Congrats you're human
Here's some things I would think about:
1. go to a standard setup (normal weight arrow, 3 or 4 blade broadhead, no fancy inserts/outserts, normal pin sight of 1 to 3 pins, handheld laser rangefinder)
2. you've learned a lot from outside sources, but maybe you've learned enough to make yourself more your point of origin.....as a confidence thing....but continue to learn of course
2. start shooting 3D but don't obsess about score, try to make it as applicable to hunting as possible
3. don't stop shooting does
Related to point 3, once I got better at getting on mature bucks, shooting does started losing its shine (especially after a back injury and now part of my decision is "do I want the pain and risk of getting a doe out of here"....but you can mitigate that by where you'll shoot a doe on the landscape). I also wouldn't shoot smaller bucks. This resulted in seasons where I didn't even pull back my bow. When I did draw, I was out of practice and it seemed like way bigger of a deal than it actually was. So, I've decided I have to keep taking does to stay tuned up. I'll give the meat away to hunters for the hungry or other people if necessary. None of it will go to waste.
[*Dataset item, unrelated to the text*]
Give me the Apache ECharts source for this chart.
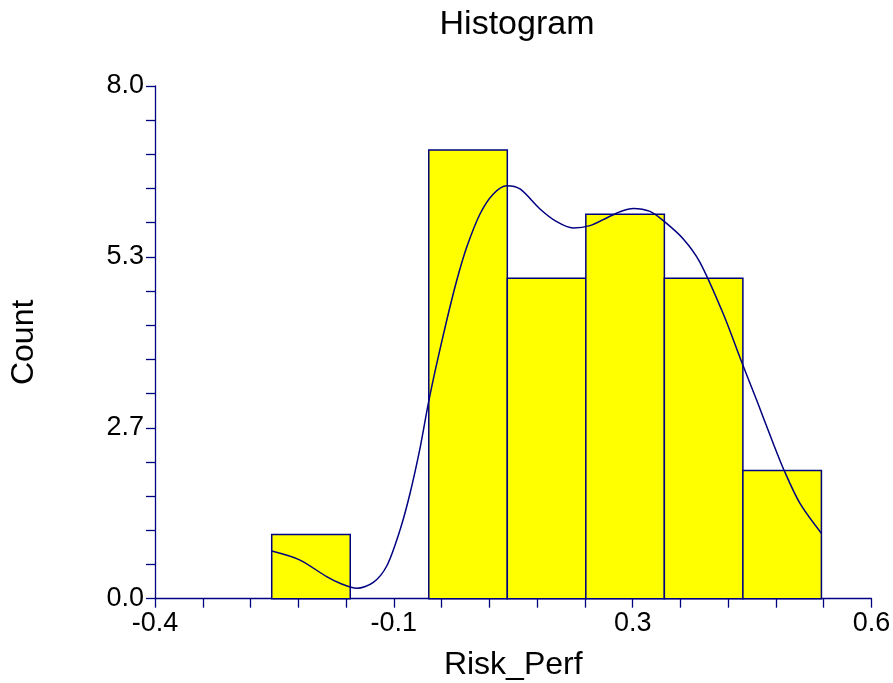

I missed every deer I shot at from age 15 to 18 because of nerves until one day a doe jumped out unexpected and I shot it without thinking too much. That ended that bad streak.
4. I have mantras I repeat on stand and I also visualize my potential shots (and range find to those spots while waiting and make a game out of memorizing at least 6 yardages to useful landmarks). These mantras include "smart, slow, silent" and "finger behind the trigger, stop the deer, pick your spot".